Si 70 % des PME ont fait appel aux banques pour financer leur exploitation, 68 % des dirigeants ayant obtenu un PGE déclarent y avoir peu ou pas touché depuis. À tel point que 9 % des chefs d’entreprise envisagent de rembourser l’intégralité de leur PGE dès cette année — pour se désendetter au plus vite, bien sûr, mais aussi dans l’espoir d’améliorer la cote de crédit que leur attribue la Banque de France. À l’autre bout du spectre, la part des dirigeants qui craignent de ne pas être en mesure de rembourser leur PGE s’élève désormais à 8 % (en hausse de 2 points par rapport à fin 2020).

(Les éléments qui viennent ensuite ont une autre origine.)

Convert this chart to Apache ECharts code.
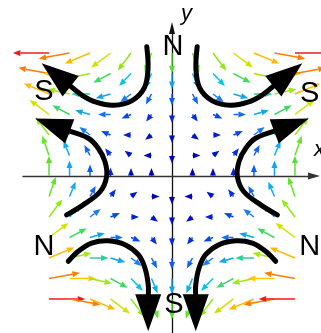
<!DOCTYPE html>
<html>
<head>
<meta charset="utf-8">
<script src="https://cdn.jsdelivr.net/npm/echarts@6/dist/echarts.min.js"></script>
<style>
html,body{margin:0;padding:0;background:#fff;}
#chart{width:321px;height:333px;}
</style>
</head>
<body>
<div id="chart"></div>
<script>
// Sample nodes of the sextupole field
const xs = [-6, -5, -4, -3, -2, -1, 0, 1, 2, 3, 4, 5, 6];
const ys = [6, 5, 4, 3, 2, 1, 0, -1, -2, -3, -4, -5, -6];

// Field components at each node: rows follow ys, columns follow xs
const Bx = [
  [-72, -60, -48, -36, -24, -12, 0, 12, 24, 36, 48, 60, 72],
  [-60, -50, -40, -30, -20, -10, 0, 10, 20, 30, 40, 50, 60],
  [-48, -40, -32, -24, -16, -8, 0, 8, 16, 24, 32, 40, 48],
  [-36, -30, -24, -18, -12, -6, 0, 6, 12, 18, 24, 30, 36],
  [-24, -20, -16, -12, -8, -4, 0, 4, 8, 12, 16, 20, 24],
  [-12, -10, -8, -6, -4, -2, 0, 2, 4, 6, 8, 10, 12],
  [0, 0, 0, 0, 0, 0, 0, 0, 0, 0, 0, 0, 0],
  [12, 10, 8, 6, 4, 2, 0, -2, -4, -6, -8, -10, -12],
  [24, 20, 16, 12, 8, 4, 0, -4, -8, -12, -16, -20, -24],
  [36, 30, 24, 18, 12, 6, 0, -6, -12, -18, -24, -30, -36],
  [48, 40, 32, 24, 16, 8, 0, -8, -16, -24, -32, -40, -48],
  [60, 50, 40, 30, 20, 10, 0, -10, -20, -30, -40, -50, -60],
  [72, 60, 48, 36, 24, 12, 0, -12, -24, -36, -48, -60, -72]
];
const By = [
  [0, -11, -20, -27, -32, -35, -36, -35, -32, -27, -20, -11, 0],
  [11, 0, -9, -16, -21, -24, -25, -24, -21, -16, -9, 0, 11],
  [20, 9, 0, -7, -12, -15, -16, -15, -12, -7, 0, 9, 20],
  [27, 16, 7, 0, -5, -8, -9, -8, -5, 0, 7, 16, 27],
  [32, 21, 12, 5, 0, -3, -4, -3, 0, 5, 12, 21, 32],
  [35, 24, 15, 8, 3, 0, -1, 0, 3, 8, 15, 24, 35],
  [36, 25, 16, 9, 4, 1, 0, 1, 4, 9, 16, 25, 36],
  [35, 24, 15, 8, 3, 0, -1, 0, 3, 8, 15, 24, 35],
  [32, 21, 12, 5, 0, -3, -4, -3, 0, 5, 12, 21, 32],
  [27, 16, 7, 0, -5, -8, -9, -8, -5, 0, 7, 16, 27],
  [20, 9, 0, -7, -12, -15, -16, -15, -12, -7, 0, 9, 20],
  [11, 0, -9, -16, -21, -24, -25, -24, -21, -16, -9, 0, 11],
  [0, -11, -20, -27, -32, -35, -36, -35, -32, -27, -20, -11, 0]
];

// Colour ramp for field strength (0 .. 72)
const strengthColors = ['#0000b0', '#0018d8', '#0a50f0', '#1a8cfa', '#00c4ec', '#58e030',
                        '#c0ec00', '#ffc400', '#ff9400', '#ff6400', '#ee1a1a'];

// Field lines from N to S poles (data coordinates, last point = arrow tip)
const lineTopLeft = [[-1.23, 6.31], [-1.17, 5.2], [-1.35, 4.3], [-1.95, 3.68], [-2.85, 3.45], [-3.7, 3.6], [-4.4, 3.95], [-6.36, 5.5]];
const lineTopRight = [[1.23, 6.31], [1.17, 5.2], [1.35, 4.3], [1.95, 3.68], [2.85, 3.45], [3.7, 3.6], [4.4, 3.95], [6.36, 5.5]];
const lineLeft = [[-5.14, -1.9], [-4.33, -1.41], [-3.51, -0.77], [-3.19, -0.03], [-3.27, 0.7], [-3.6, 1.35], [-4.08, 1.84], [-6.68, 2.81]];
const lineRight = [[5.14, -1.9], [4.33, -1.41], [3.51, -0.77], [3.19, -0.03], [3.27, 0.7], [3.6, 1.35], [4.08, 1.84], [6.68, 2.81]];
const lineBottomLeft = [[-5.06, -4.16], [-4.57, -3.67], [-3.92, -3.27], [-3.11, -3.16], [-2.29, -3.35], [-1.64, -3.84], [-1.32, -4.49], [-1.16, -5.3], [-1.16, -7.58]];
const lineBottomRight = [[5.06, -4.16], [4.57, -3.67], [3.92, -3.27], [3.11, -3.16], [2.29, -3.35], [1.64, -3.84], [1.32, -4.49], [1.16, -5.3], [1.16, -7.58]];
const fieldLines = [lineTopLeft, lineTopRight, lineLeft, lineRight, lineBottomLeft, lineBottomRight];

// Pole names and where they sit
const poleNames = ['N', 'S', 'S', 'N', 'N', 'S'];
const polePositions = [[0.05, 6.27], [-6.25, 4.1], [6.72, 4.0], [-6.25, -3.45], [6.72, -3.45], [0.09, -6.3]];

// Build the quiver records: [x, y, bx, by, |B|]
const quiverData = [];
ys.forEach(function (y, r) {
  xs.forEach(function (x, c) {
    const bx = Bx[r][c], by = By[r][c];
    const m = Math.hypot(bx, by);
    if (m > 0) quiverData.push([x, y, bx, by, m]);
  });
});

function renderQuiver(params, api) {
  const x = api.value(0), y = api.value(1);
  const bx = api.value(2), by = api.value(3), m = api.value(4);
  const p0 = api.coord([x, y]);
  const p1 = api.coord([x + bx, y + by]);
  let dx = p1[0] - p0[0], dy = p1[1] - p0[1];
  const d = Math.hypot(dx, dy);
  dx /= d; dy /= d;
  const len = Math.max(8, 4.5 + 0.44 * m);
  const tip = [p0[0] + dx * len, p0[1] + dy * len];
  const hl = Math.min(7.5, len), hw = 6;
  const base = [tip[0] - dx * hl, tip[1] - dy * hl];
  const nx = -dy, ny = dx;
  const color = api.visual('color');
  const children = [];
  if (len - hl > 0.3) {
    children.push({
      type: 'line',
      shape: { x1: p0[0], y1: p0[1], x2: base[0], y2: base[1] },
      style: { stroke: color, lineWidth: 1.5 }
    });
  }
  children.push({
    type: 'polygon',
    shape: { points: [tip, [base[0] + nx * hw / 2, base[1] + ny * hw / 2], [base[0] - nx * hw / 2, base[1] - ny * hw / 2]] },
    style: { fill: color }
  });
  return { type: 'group', children: children };
}

function renderFieldLine(params, api) {
  const pts = fieldLines[params.dataIndex].map(function (p) { return api.coord(p); });
  const tip = pts[pts.length - 1], prev = pts[pts.length - 2];
  let dx = tip[0] - prev[0], dy = tip[1] - prev[1];
  const d = Math.hypot(dx, dy);
  dx /= d; dy /= d;
  const hl = 37, hw = 26;
  const base = [tip[0] - dx * hl, tip[1] - dy * hl];
  const nx = -dy, ny = dx;
  const body = pts.slice(0, -1).concat([[base[0] + dx * 2, base[1] + dy * 2]]);
  return {
    type: 'group',
    children: [
      {
        type: 'polyline',
        shape: { points: body, smooth: 0.35 },
        style: { stroke: '#000', lineWidth: 5, fill: null, lineCap: 'round', lineJoin: 'round' }
      },
      {
        type: 'polygon',
        shape: { points: [tip, [base[0] + nx * hw / 2, base[1] + ny * hw / 2], [base[0] - nx * hw / 2, base[1] - ny * hw / 2]] },
        style: { fill: '#000' }
      }
    ]
  };
}

function renderPole(params, api) {
  const p = api.coord([api.value(0), api.value(1)]);
  return {
    type: 'text',
    x: p[0], y: p[1],
    style: {
      text: poleNames[params.dataIndex],
      font: '29px "Liberation Sans", Arial, sans-serif',
      fill: '#000',
      align: 'center',
      verticalAlign: 'middle'
    }
  };
}

const chart = echarts.init(document.getElementById('chart'), null, { renderer: 'canvas' });
chart.setOption({
  animation: false,
  backgroundColor: '#fff',
  grid: { left: 23, right: 7, top: 28, bottom: 0 },
  xAxis: {
    type: 'value', min: -7.27, max: 6.93,
    axisLine: { onZero: true, lineStyle: { color: '#333', width: 1.3 }, symbol: ['none', 'triangle'], symbolSize: [7, 12] },
    axisTick: { show: false }, axisLabel: { show: false }, splitLine: { show: false }
  },
  yAxis: {
    type: 'value', min: -7.66, max: 7.22,
    axisLine: { onZero: true, lineStyle: { color: '#111', width: 1.3 }, symbol: ['none', 'triangle'], symbolSize: [6, 12] },
    axisTick: { show: false }, axisLabel: { show: false }, splitLine: { show: false }
  },
  visualMap: {
    show: false, type: 'continuous', min: 0, max: 72, dimension: 4, seriesIndex: 0,
    inRange: { color: strengthColors }
  },
  graphic: [
    { type: 'text', left: 181, top: 3, style: { text: 'y', font: 'italic 22px "Liberation Sans", Arial, sans-serif', fill: '#000' } },
    { type: 'text', left: 314, top: 139, style: { text: 'x', font: 'italic 22px "Liberation Sans", Arial, sans-serif', fill: '#000' } }
  ],
  series: [
    {
      type: 'custom', name: 'field', clip: false, z: 2,
      renderItem: renderQuiver,
      data: quiverData
    },
    {
      type: 'custom', name: 'lines', clip: false, z: 3,
      renderItem: renderFieldLine,
      data: fieldLines.map(function (l) { return l[l.length - 1]; })
    },
    {
      type: 'custom', name: 'poles', clip: false, z: 4,
      renderItem: renderPole,
      data: polePositions
    }
  ]
});
</script>
</body>
</html>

Toujours à propos du PGE : plus de 6 dirigeants sur 10 disent avoir revu leur calendrier de remboursement quand ils ont appris qu’ils pouvaient décaler d’une année supplémentaire le versement de leurs premières mensualités. Si les entrepreneurs dorment un peu mieux en ce moment, deux problèmes les freinent toujours dans la relance de leurs activités. Quels sont ces deux problèmes ? La baisse générale de la demande (déplorée par 50 % des dirigeants) et les difficultés de recrutement (citées par 38 % des chefs d’entreprise).
P.-S. Comment va JAY-Z ? Très bien, merci. L’entrepreneur musical vient de céder 50 % de sa maison de champagne (Armand de Brignac) au groupe français LVMH.